◆ **Your task**:
Return the material exactly as supplied, apart from the pictures, which are omitted.

◆ **Given information**:
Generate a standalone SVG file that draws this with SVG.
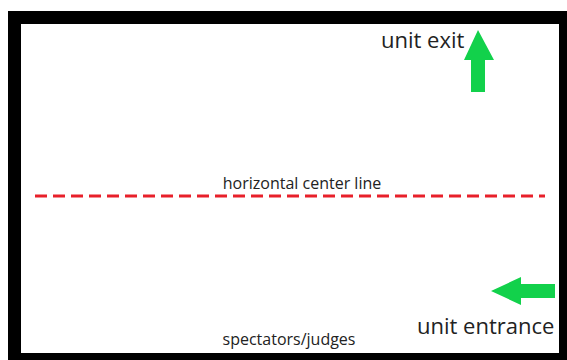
<svg xmlns="http://www.w3.org/2000/svg" width="567" height="360" viewBox="0 0 567 360">
  <style>
    .lbl { font-family: "Open Sans", "Liberation Sans", sans-serif; fill: #222222; }
    .big { font-size: 22px; }
    .small { font-size: 16px; }
    .arrow { fill: #12D14B; }
  </style>
  <rect x="0" y="0" width="567" height="360" fill="#ffffff"/>
  <g id="frame">
    <rect x="8" y="11" width="570" height="360" fill="#000000"/>
    <rect x="21" y="24" width="538" height="329" fill="#ffffff"/>
  </g>
  <g id="center-line">
    <line x1="35" y1="196" x2="545" y2="196" stroke="#E8202A" stroke-width="3" stroke-dasharray="12 6"/>
    <text class="lbl small" x="302" y="189" text-anchor="middle">horizontal center line</text>
  </g>
  <g id="unit-exit">
    <polygon class="arrow" points="478,30 494,60 485,60 485,92 471,92 471,60 464,60"/>
    <text class="lbl big" x="381" y="48">unit exit</text>
  </g>
  <g id="unit-entrance">
    <polygon class="arrow" points="491,291 521,277 521,284 555,284 555,298 521,298 521,305"/>
    <text class="lbl big" x="417" y="334">unit entrance</text>
  </g>
  <g id="spectators">
    <text class="lbl small" x="289" y="345" text-anchor="middle">spectators/judges</text>
  </g>
</svg>
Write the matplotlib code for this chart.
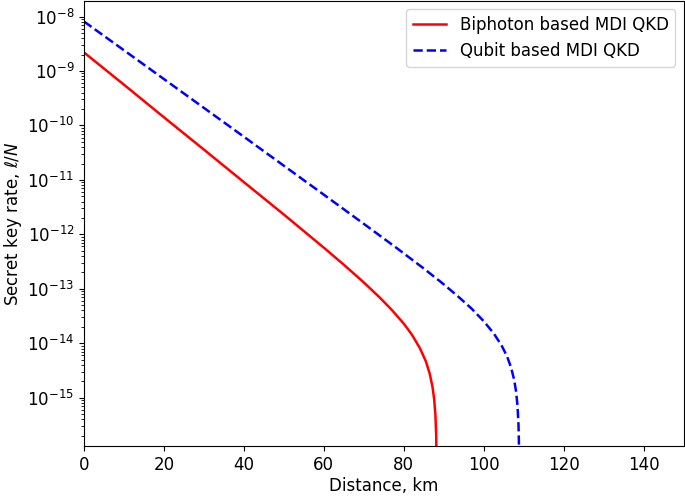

◆ **Result of the task**:
Generate a standalone SVG file that draws this with SVG.
<svg xmlns="http://www.w3.org/2000/svg" width="567" height="360" viewBox="0 0 567 360">
  <style>
    .lbl { font-family: "Open Sans", "Liberation Sans", sans-serif; fill: #222222; }
    .big { font-size: 22px; }
    .small { font-size: 16px; }
    .arrow { fill: #12D14B; }
  </style>
  <rect x="0" y="0" width="567" height="360" fill="#ffffff"/>
  <g id="frame">
    <rect x="8" y="11" width="570" height="360" fill="#000000"/>
    <rect x="21" y="24" width="538" height="329" fill="#ffffff"/>
  </g>
  <g id="center-line">
    <line x1="35" y1="196" x2="545" y2="196" stroke="#E8202A" stroke-width="3" stroke-dasharray="12 6"/>
    <text class="lbl small" x="302" y="189" text-anchor="middle">horizontal center line</text>
  </g>
  <g id="unit-exit">
    <polygon class="arrow" points="478,30 494,60 485,60 485,92 471,92 471,60 464,60"/>
    <text class="lbl big" x="381" y="48">unit exit</text>
  </g>
  <g id="unit-entrance">
    <polygon class="arrow" points="491,291 521,277 521,284 555,284 555,298 521,298 521,305"/>
    <text class="lbl big" x="417" y="334">unit entrance</text>
  </g>
  <g id="spectators">
    <text class="lbl small" x="289" y="345" text-anchor="middle">spectators/judges</text>
  </g>
</svg>
Write the matplotlib code for this chart.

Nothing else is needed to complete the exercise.